More firms have been found making unsolicited offers to its British Steel Pension Scheme (BSPS) clients. The three firms were, like in many of the others found making unsolicited offerings, associated with the British Steel Adviser Group (BSAG).
It was BSAG group that slapped the FCA with the legal challenge (now dropped) widely seen as an attempt to stall the redress scheme. Instead of the expected payout of around £45,000 ($54,000), it was found that the these firms offered much lower payments:
- Alpha Financial Services made offers of £100 to 100% of its clients.
- QED Financial Associates Ltd made offers of £300 to 93% of its clients.
- Harvest Associates Ltd made offers of either £50 or £200 to 91% of its clients.
“We are seriously concerned that these unsolicited settlement offers were not calculated in line with our guidance, and were a deliberate attempt to exclude former BSPS members from the redress scheme,” the regulator said.

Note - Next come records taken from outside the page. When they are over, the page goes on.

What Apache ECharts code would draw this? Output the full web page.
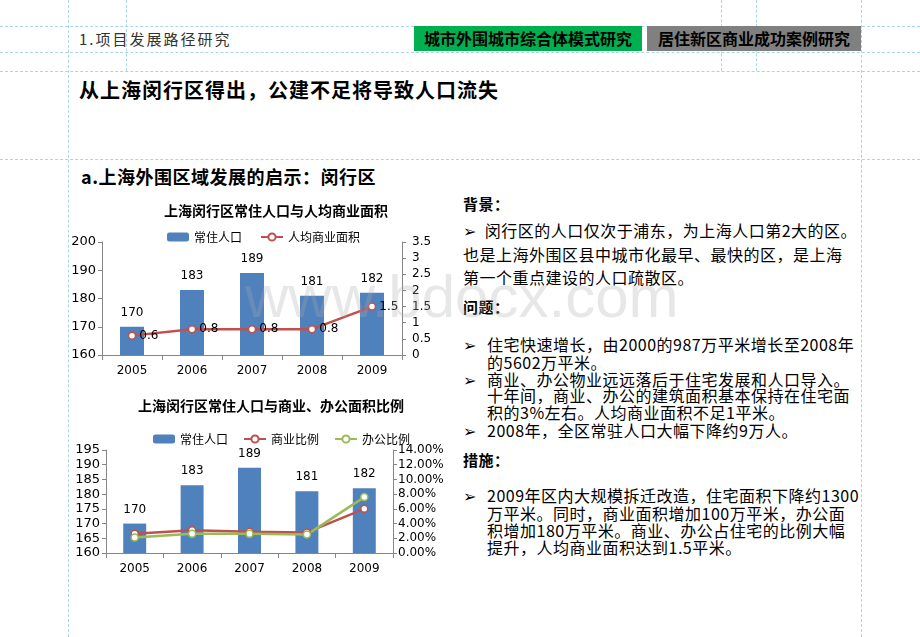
<!DOCTYPE html>
<html>
<head>
<meta charset="utf-8">
<script src="https://cdn.jsdelivr.net/npm/echarts@6/dist/echarts.min.js"></script>
<style>
body{margin:0;width:920px;height:637px;position:relative;overflow:hidden;background:#fff;font-family:"Noto Sans CJK SC",sans-serif;color:#000}
.gh{position:absolute;left:0;width:920px;height:0;border-top:1px dashed #a8d4ec}
.gv{position:absolute;top:0;width:0;border-left:1px dashed #a8d4ec}
.t{position:absolute;white-space:nowrap;line-height:20px;font-size:16px;letter-spacing:0.5px}
.b{font-weight:bold}
.tab{position:absolute;top:26px;height:25px;line-height:25px;font-size:16px;font-weight:bold;text-align:center;color:#000}
#c1{position:absolute;left:60px;top:195px;width:400px;height:190px}
#c2{position:absolute;left:60px;top:390px;width:400px;height:195px}
.wm{position:absolute;left:245px;top:262px;font-family:"Liberation Sans",Arial,sans-serif;font-size:60px;color:rgba(170,170,170,0.28);pointer-events:none;white-space:nowrap}
</style>
</head>
<body>
<!-- slide guides -->
<div class="gh" style="top:26px"></div>
<div class="gh" style="top:52px"></div>
<div class="gh" style="top:71px"></div>
<div class="gh" style="top:159px"></div>
<div class="gv" style="left:68px;height:637px"></div>
<div class="gv" style="left:126px;height:71px"></div>
<div class="gv" style="left:721px;height:71px"></div>
<div class="gv" style="left:756px;height:71px"></div>
<div class="gv" style="left:861px;height:637px"></div>

<div class="t" style="left:79px;top:29px;font-size:15px;letter-spacing:2px;color:#333">1.项目发展路径研究</div>
<div class="tab" style="left:414px;width:228px;background:#00b050">城市外围城市综合体模式研究</div>
<div class="tab" style="left:647px;width:214px;background:#808080">居住新区商业成功案例研究</div>

<div class="t b" style="left:79px;top:77px;font-size:20px;line-height:26px;letter-spacing:1px">从上海闵行区得出，公建不足将导致人口流失</div>
<div class="t b" style="left:81px;top:164px;font-size:18px;line-height:24px">a.上海外围区域发展的启示：闵行区</div>

<div id="c1"></div>
<div id="c2"></div>

<div class="t b" style="left:463px;top:194px;font-size:15px">背景：</div>
<div class="t" style="left:463px;top:220px">➢&nbsp;&nbsp;闵行区的人口仅次于浦东，为上海人口第2大的区。</div>
<div class="t" style="left:463px;top:244px">也是上海外围区县中城市化最早、最快的区，是上海</div>
<div class="t" style="left:463px;top:267px">第一个重点建设的人口疏散区。</div>

<div class="t b" style="left:463px;top:297px;font-size:15px">问题：</div>
<div class="t" style="left:463px;top:334px">➢</div>
<div class="t" style="left:487px;top:334px">住宅快速增长，由2000的987万平米增长至2008年</div>
<div class="t" style="left:487px;top:352px">的5602万平米。</div>
<div class="t" style="left:463px;top:369px">➢</div>
<div class="t" style="left:487px;top:369px">商业、办公物业远远落后于住宅发展和人口导入。</div>
<div class="t" style="left:487px;top:385px">十年间，商业、办公的建筑面积基本保持在住宅面</div>
<div class="t" style="left:487px;top:402px">积的3%左右。人均商业面积不足1平米。</div>
<div class="t" style="left:463px;top:420px">➢</div>
<div class="t" style="left:487px;top:420px">2008年，全区常驻人口大幅下降约9万人。</div>

<div class="t b" style="left:463px;top:450px;font-size:15px">措施：</div>
<div class="t" style="left:463px;top:485px">➢</div>
<div class="t" style="left:487px;top:485px">2009年区内大规模拆迁改造，住宅面积下降约1300</div>
<div class="t" style="left:487px;top:503px">万平米。同时，商业面积增加100万平米，办公面</div>
<div class="t" style="left:487px;top:520px">积增加180万平米。商业、办公占住宅的比例大幅</div>
<div class="t" style="left:487px;top:537px">提升，人均商业面积达到1.5平米。</div>

<div class="wm">www.bdocx.com</div>

<script>
// data
var years = ['2005', '2006', '2007', '2008', '2009'];
var population = [170, 183, 189, 181, 182];          // 常住人口 (万人)
var retailPerCapita = [0.6, 0.8, 0.8, 0.8, 1.5];     // 人均商业面积 (平米)
var retailRatio = [2.6, 3.1, 2.9, 2.8, 6.0];         // 商业比例 %
var officeRatio = [2.1, 2.6, 2.6, 2.5, 7.6];         // 办公比例 %

var BLUE = '#4f81bd', RED = '#c0504d', GREEN = '#9bbb59', AXIS = '#868686';
var numFont = 'DejaVu Sans';

function axisCommon(size, margin){
	return {
		axisLine: {show: true, lineStyle: {color: AXIS}},
		axisTick: {show: true, length: 4, lineStyle: {color: AXIS}},
		splitLine: {show: false},
		axisLabel: {color: '#000', fontSize: size, fontFamily: numFont, margin: margin}
	}
}

function lineSeries(name, data, color, yIndex, label){
	return {
		name: name,
		type: 'line',
		yAxisIndex: yIndex,
		data: data,
		symbol: 'circle',
		symbolSize: 7,
		lineStyle: {color: color, width: 2.5},
		itemStyle: {color: '#fff', borderColor: color, borderWidth: 1.5},
		label: label ? {show: true, position: 'right', distance: 3, color: '#000', fontSize: 12, fontFamily: numFont} : {show: false},
		z: 3
	}
}

function barSeries(){
	return {
		name: '常住人口',
		type: 'bar',
		data: population,
		barWidth: '40%',
		itemStyle: {color: BLUE},
		label: {show: true, position: 'top', distance: 8, color: '#000', fontSize: 12, fontFamily: numFont}
	}
}

function xAxisOpt(){
	return {
		type: 'category',
		data: years,
		axisLine: {lineStyle: {color: AXIS}},
		axisTick: {show: true, length: 5, lineStyle: {color: AXIS}},
		axisLabel: {color: '#000', fontSize: 12, fontFamily: numFont, margin: 10}
	}
}

var chart1 = echarts.init(document.getElementById('c1'));
chart1.setOption({
	animation: false,
	title: {
		text: '上海闵行区常住人口与人均商业面积',
		left: 99, top: 4,
		textStyle: {fontSize: 14, fontWeight: 'bold', color: '#000', fontFamily: 'Noto Sans CJK SC'}
	},
	legend: {
		top: 31, left: 102,
		itemWidth: 22, itemHeight: 9, itemGap: 18,
		textStyle: {fontSize: 12, color: '#000', fontFamily: 'Noto Sans CJK SC'},
		data: ['常住人口', '人均商业面积']
	},
	grid: {left: 42, right: 58, top: 47, bottom: 30},
	xAxis: xAxisOpt(),
	yAxis: [
		Object.assign(axisCommon(13, 6), {type: 'value', min: 160, max: 200, interval: 10}),
		Object.assign(axisCommon(12, 10), {type: 'value', min: 0, max: 3.5, interval: 0.5, position: 'right'})
	],
	series: [
		barSeries(),
		lineSeries('人均商业面积', retailPerCapita, RED, 1, true)
	]
});

var chart2 = echarts.init(document.getElementById('c2'));
var right2 = axisCommon(12, 5);
right2.axisLabel.formatter = function(v){ return v.toFixed(2) + '%' };
chart2.setOption({
	animation: false,
	title: {
		text: '上海闵行区常住人口与商业、办公面积比例',
		left: 73, top: 4,
		textStyle: {fontSize: 14, fontWeight: 'bold', color: '#000', fontFamily: 'Noto Sans CJK SC'}
	},
	legend: {
		top: 38, left: 88,
		itemWidth: 22, itemHeight: 9, itemGap: 15,
		textStyle: {fontSize: 12, color: '#000', fontFamily: 'Noto Sans CJK SC'},
		data: ['常住人口', '商业比例', '办公比例']
	},
	grid: {left: 46, right: 67, top: 60, bottom: 32},
	xAxis: xAxisOpt(),
	yAxis: [
		Object.assign(axisCommon(13, 6), {type: 'value', min: 160, max: 195, interval: 5}),
		Object.assign(right2, {type: 'value', min: 0, max: 14, interval: 2, position: 'right'})
	],
	series: [
		barSeries(),
		lineSeries('商业比例', retailRatio, RED, 1, false),
		lineSeries('办公比例', officeRatio, GREEN, 1, false)
	]
});
</script>
</body>
</html>
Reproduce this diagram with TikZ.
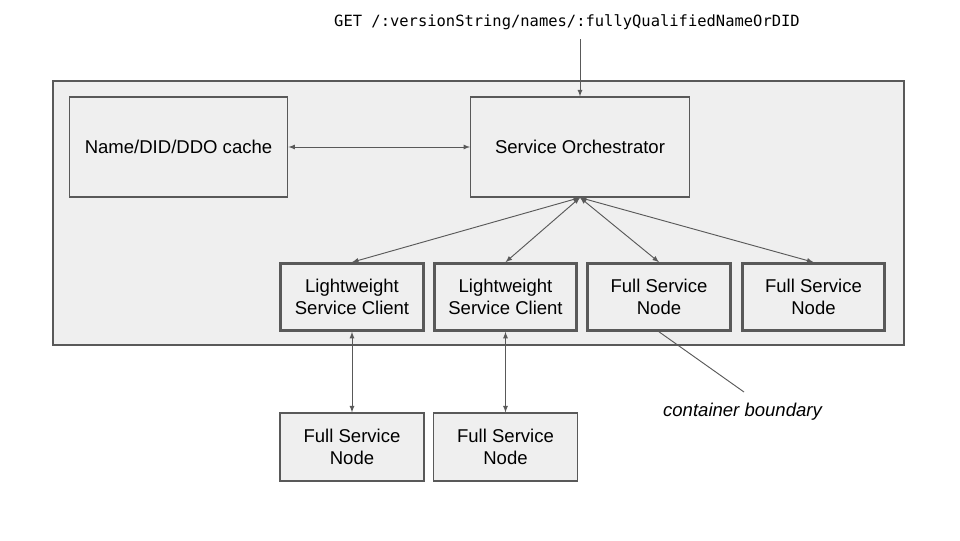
\documentclass[tikz,border=0pt]{standalone}
\usepackage{fontspec}
\setmainfont{Liberation Sans}
\setmonofont{DejaVu Sans Mono}
\usetikzlibrary{arrows,positioning}
\definecolor{boxfill}{HTML}{EFEFEF}
\definecolor{boxline}{HTML}{595959}
\tikzset{%
	container/.style = {draw=boxline, line width=0.9pt, fill=boxfill, rectangle, minimum width=638.25pt, minimum height=198pt},
	bigbox/.style    = {draw=boxline, line width=0.9pt, fill=boxfill, rectangle, minimum width=164pt, minimum height=75pt, text centered},
	nodebox/.style   = {draw=boxline, line width=2.2pt, fill=boxfill, rectangle, minimum width=107pt, minimum height=50pt, align=center, inner sep=0pt},
	outbox/.style    = {draw=boxline, line width=0.9pt, fill=boxfill, rectangle, minimum width=108pt, minimum height=51pt, align=center, inner sep=0pt},
	link/.style      = {draw=boxline, line width=0.7pt, latex-latex},
	arrow/.style     = {draw=boxline, line width=0.7pt, -latex},
}
\begin{document}
\begin{tikzpicture}[x=0.75pt,y=-0.75pt,font=\fontsize{13.9}{16.5}\selectfont]
	\useasboundingbox (0,0) rectangle (960,540);
	
	\node[container] (box) at (478.5,213) {};
	\node[bigbox] (cache) at (178.5,147) {Name/DID/DDO cache};
	\node[bigbox] (orch) at (580,147) {Service Orchestrator};
	
	\node[nodebox] (lsc1) at (352,297) {Lightweight\\Service Client};
	\node[nodebox] (lsc2) at (505.5,297) {Lightweight\\Service Client};
	\node[nodebox] (fsn1) at (659,297) {Full Service\\Node};
	\node[nodebox] (fsn2) at (813.5,297) {Full Service\\Node};
	
	\node[outbox] (ext1) at (352,447) {Full Service\\Node};
	\node[outbox] (ext2) at (505.5,447) {Full Service\\Node};
	
	\node[font=\fontsize{11.6}{14}\ttfamily] (get) at (567,22) {GET /:versionString/names/:fullyQualifiedNameOrDID};
	\node[font=\fontsize{13.9}{16.5}\itshape] (note) at (742.5,412) {container boundary};
	\coordinate (noteend) at (744,392);
	
	\draw[arrow] (get.south -| orch.north) ++(0,5) -- (orch.north);
	\draw[link] (cache) -- (orch);
	\foreach \n in {lsc1,lsc2,fsn1,fsn2} \draw[link] (orch.south) -- (\n.north);
	\draw[link] (lsc1) -- (ext1);
	\draw[link] (lsc2) -- (ext2);
	\draw[boxline, line width=0.7pt] (fsn1.south) -- (noteend);
\end{tikzpicture}
\end{document}
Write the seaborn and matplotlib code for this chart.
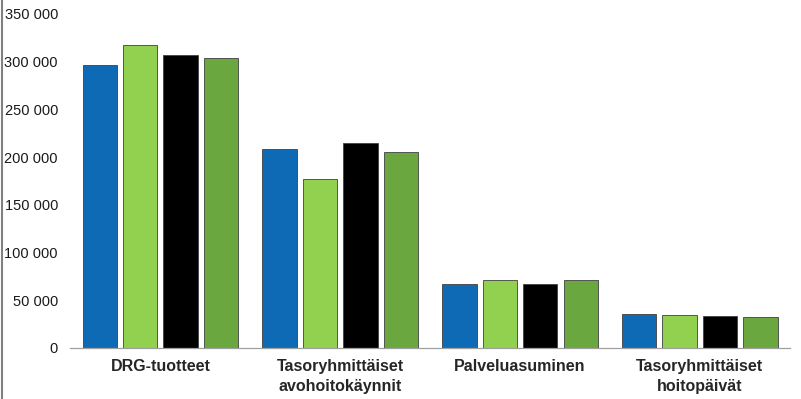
import pandas as pd
import matplotlib.pyplot as plt
import matplotlib.ticker as mticker
from matplotlib.lines import Line2D
import seaborn as sns

categories = ["DRG-tuotteet", "Tasoryhmittäiset\navohoitokäynnit",
              "Palveluasuminen", "Tasoryhmittäiset\nhoitopäivät"]
series = ["Sarja 1", "Sarja 2", "Sarja 3", "Sarja 4"]
values = [
    [296000, 317000, 306500, 304000],
    [208500, 177500, 214500, 205000],
    [67500, 71500, 67500, 71500],
    [36000, 34000, 33500, 32500],
]
colors = ["#0E6AB4", "#92D050", "#000000", "#6AA83F"]

rows = []
for c, vals in zip(categories, values):
    for s, v in zip(series, vals):
        rows.append({"kategoria": c, "sarja": s, "arvo": v})
df = pd.DataFrame(rows)

sns.set_style("white")
plt.rcParams['font.family'] = ['Liberation Sans', 'DejaVu Sans']

fig = plt.figure(figsize=(8.01, 3.99), dpi=100)
ax = fig.add_axes([0.088, 0.128, 0.898, 0.837])

sns.barplot(data=df, x="kategoria", y="arvo", hue="sarja", palette=colors,
            saturation=1, width=0.9, gap=0.15, edgecolor="#404040",
            linewidth=0.6, legend=False, ax=ax)

ax.set_ylim(0, 350000)
ax.set_yticks(range(0, 350001, 50000))
ax.yaxis.set_major_formatter(mticker.FuncFormatter(
    lambda v, p: f"{int(v):,}".replace(",", " ")))
ax.set_xlabel("")
ax.set_ylabel("")
for s in ["top", "right", "left"]:
    ax.spines[s].set_visible(False)
ax.spines["bottom"].set_color("#A0A0A0")
ax.spines["bottom"].set_linewidth(0.9)
ax.tick_params(axis="y", length=0, labelsize=10.5, pad=9, colors="#1a1a1a")
ax.tick_params(axis="x", length=0, labelsize=11.5, pad=8)
for t in ax.get_xticklabels():
    t.set_fontweight("bold")
    t.set_linespacing(1.45)

fig.add_artist(Line2D([0.002, 0.002], [0, 1], transform=fig.transFigure,
                      color="#808080", linewidth=1.5))

fig.savefig("out.png", dpi=100)
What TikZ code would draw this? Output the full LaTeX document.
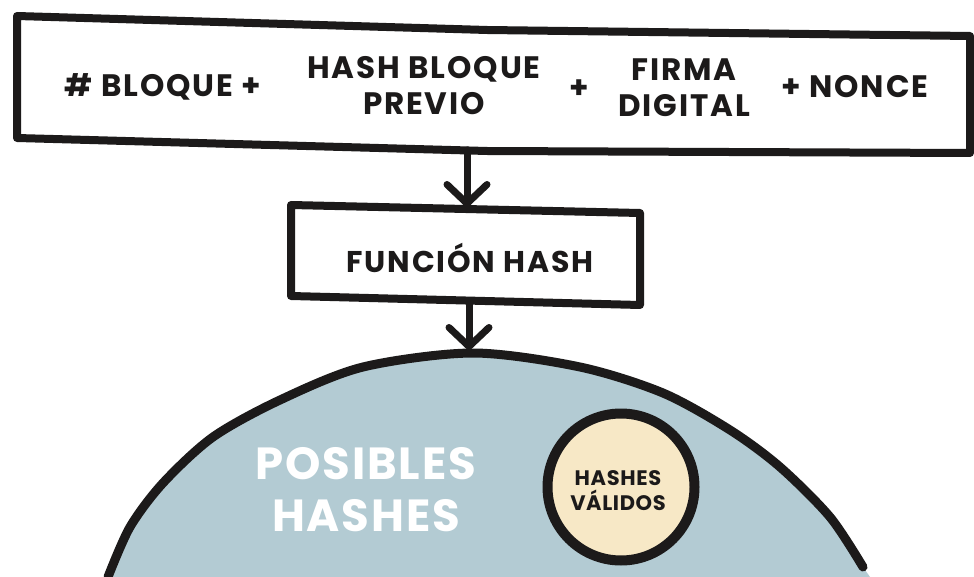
\documentclass[tikz,border=0pt]{standalone}
\usepackage{fontspec}
\setmainfont{Poppins}
\usetikzlibrary{arrows.meta}
\definecolor{domecol}{HTML}{B3CBD3}
\definecolor{creamcol}{HTML}{F7E8C6}
\definecolor{inkcol}{HTML}{1C1A1A}
\begin{document}
\begin{tikzpicture}[x=1pt,y=-1pt,
  lbl/.style={font=\bfseries\fontsize{31}{36}\selectfont\addfontfeatures{LetterSpace=6}, text=inkcol, align=center, inner sep=0pt},
  sketch/.style={draw=inkcol, line width=8pt, line join=round, line cap=round},
  arr/.style={draw=inkcol, line width=7pt, line cap=round, -{Straight Barb[length=19pt,width=40pt,round]}}]
\useasboundingbox (0,0) rectangle (974,577);
\fill[white] (0,0) rectangle (974,577);

% top box
\draw[sketch] (17,16) -- (487,30) -- (970,36) -- (970,153) -- (487,151) -- (17,138) -- cycle;
\node[lbl] (bloque) at (163,87) {\# BLOQUE +};
\node[lbl] (hashprev) at (424,86) {HASH BLOQUE\\PREVIO};
\node[lbl] (plus) at (579,89) {+};
\node[lbl] (firma) at (684,88) {FIRMA\\DIGITAL};
\node[lbl] (nonce) at (855,87) {+ NONCE};
\coordinate (topbot) at (467,150);

% function box
\draw[sketch] (291,205) -- (640,213) -- (640,305) -- (291,296) -- cycle;
\node[lbl, font=\bfseries\fontsize{30}{32}\selectfont\addfontfeatures{LetterSpace=6}] (func) at (470,258) {FUNCIÓN HASH};
\coordinate (functop) at (467,207);
\coordinate (funcbot) at (469,302);

% dome
\fill[domecol] plot[smooth] coordinates {(108,577) (130,527) (163,483) (213,437) (280,400) (363,367) (473,353) (580,367) (663,393) (730,430) (780,467) (830,517) (863,567)} -- (870,577) -- cycle;
\draw[draw=inkcol, line width=9pt, line cap=round] plot[smooth] coordinates {(108,577) (130,527) (163,483) (213,437) (280,400) (363,367) (473,353) (580,367) (663,393) (730,430) (780,467) (830,517) (863,567)};
\coordinate (dometop) at (469,350);

\node[font=\bfseries\fontsize{45}{52}\selectfont\addfontfeatures{LetterSpace=4}, text=white, align=center, inner sep=0pt] (posibles) at (366,490) {POSIBLES\\HASHES};

% valid circle
\node[circle, draw=inkcol, line width=10pt, fill=creamcol, minimum size=147pt, inner sep=0pt] (valid) at (621,487) {};
\node[lbl, font=\bfseries\fontsize{21}{25}\selectfont\addfontfeatures{LetterSpace=3}] (validtxt) at (618,491) {HASHES\\VÁLIDOS};

% arrows
\draw[arr] (topbot) -- (functop);
\draw[arr] (funcbot) -- (dometop);
\end{tikzpicture}
\end{document}
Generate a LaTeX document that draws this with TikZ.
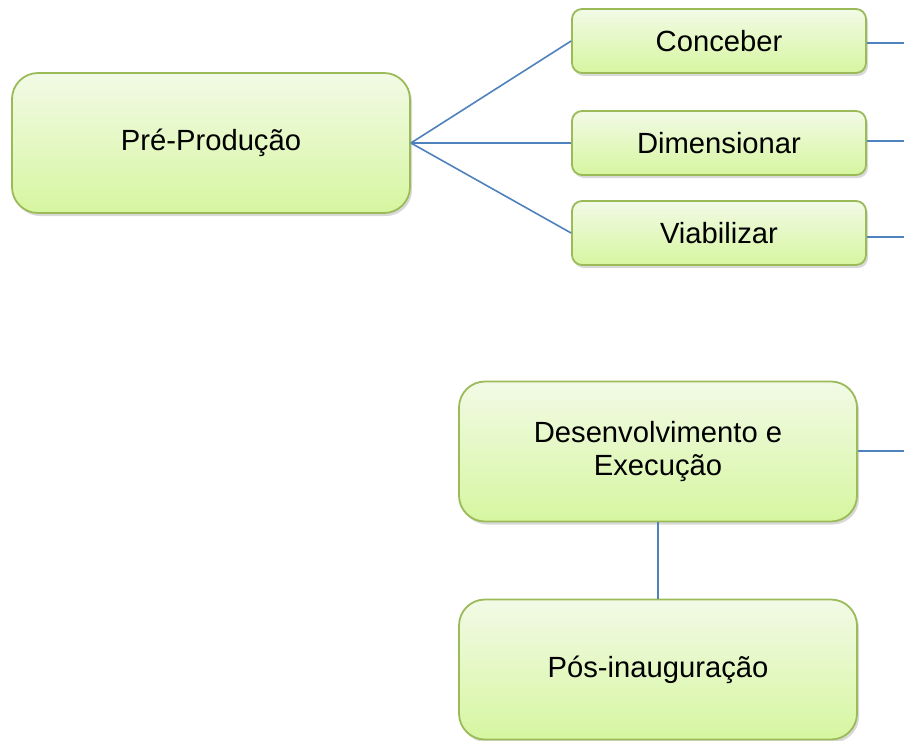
\documentclass[tikz,border=0pt]{standalone}
\usepackage{fontspec}
\setmainfont{Liberation Sans}
\usetikzlibrary{shadows}
\definecolor{boxtop}{RGB}{242,250,230}
\definecolor{boxbot}{RGB}{214,246,160}
\definecolor{boxline}{RGB}{155,187,89}
\definecolor{linkblue}{RGB}{79,129,189}

\begin{document}
\begin{tikzpicture}
	[x=0.5pt,y=-0.5pt,
	 every node/.style={draw=boxline, line width=0.9pt, top color=boxtop, bottom color=boxbot,
		drop shadow={shadow xshift=1pt, shadow yshift=-1.5pt, opacity=0.3},
		font=\fontsize{14.6}{16.7}\selectfont, align=center, inner sep=0pt},
	 bigbox/.style={minimum width=199pt, minimum height=70pt, rounded corners=13pt},
	 smallbox/.style={minimum width=147pt, minimum height=32pt, rounded corners=5pt},
	 link/.style={draw=linkblue, line width=0.8pt}]
	\useasboundingbox (0,0) rectangle (904,740);
	\node[bigbox] (pre) at (211,143) {Pré-Produção};
	\node[smallbox] (conc) at (719,41) {Conceber};
	\node[smallbox] (dim) at (719,143) {Dimensionar};
	\node[smallbox] (viab) at (719,233) {Viabilizar};
	\node[bigbox] (dev) at (658,451.5) {Desenvolvimento e\\Execução};
	\node[bigbox] (pos) at (658,669.5) {Pós-inauguração};
	
	\coordinate (e1) at (904,43);
	\coordinate (e2) at (904,141);
	\coordinate (e3) at (904,237);
	\coordinate (e4) at (904,451);
	
	\draw[link] (pre.east) -- (conc.west);
	\draw[link] (pre.east) -- (dim.west);
	\draw[link] (pre.east) -- (viab.west);
	\draw[link] (conc.east |- e1) -- (e1);
	\draw[link] (dim.east |- e2) -- (e2);
	\draw[link] (viab.east |- e3) -- (e3);
	\draw[link] (dev.east |- e4) -- (e4);
	\draw[link] (dev.south) -- (pos.north);
\end{tikzpicture}
\end{document}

The FCA says that these firms must now treat the consumers who accepted the unsolicited offers in the same manner as customers who did not accept it.
”We will continue to take action where we identify this malpractice,” it added in a statement.
Other misleading offers
Similar actions have previously been imposed on three other firms. In February 2023, the two firms Abbey Lane Financial Associates Limited and Estate Capital Financial Management Limited were told to stop making deceptive offers to British Steel pensioners.
Abbey Lane, was found to have made offers of £100 ($120) to 82% of its BSPS clients, and Estate Capital had made offers of £300 ($391) to 83% of its former BSPS members.
Later in May, the firm David Stock & Co Limited was found to have made unsolicited offers of £50 ($62) to 48% of its clients who had been BSPS members and had not yet complained.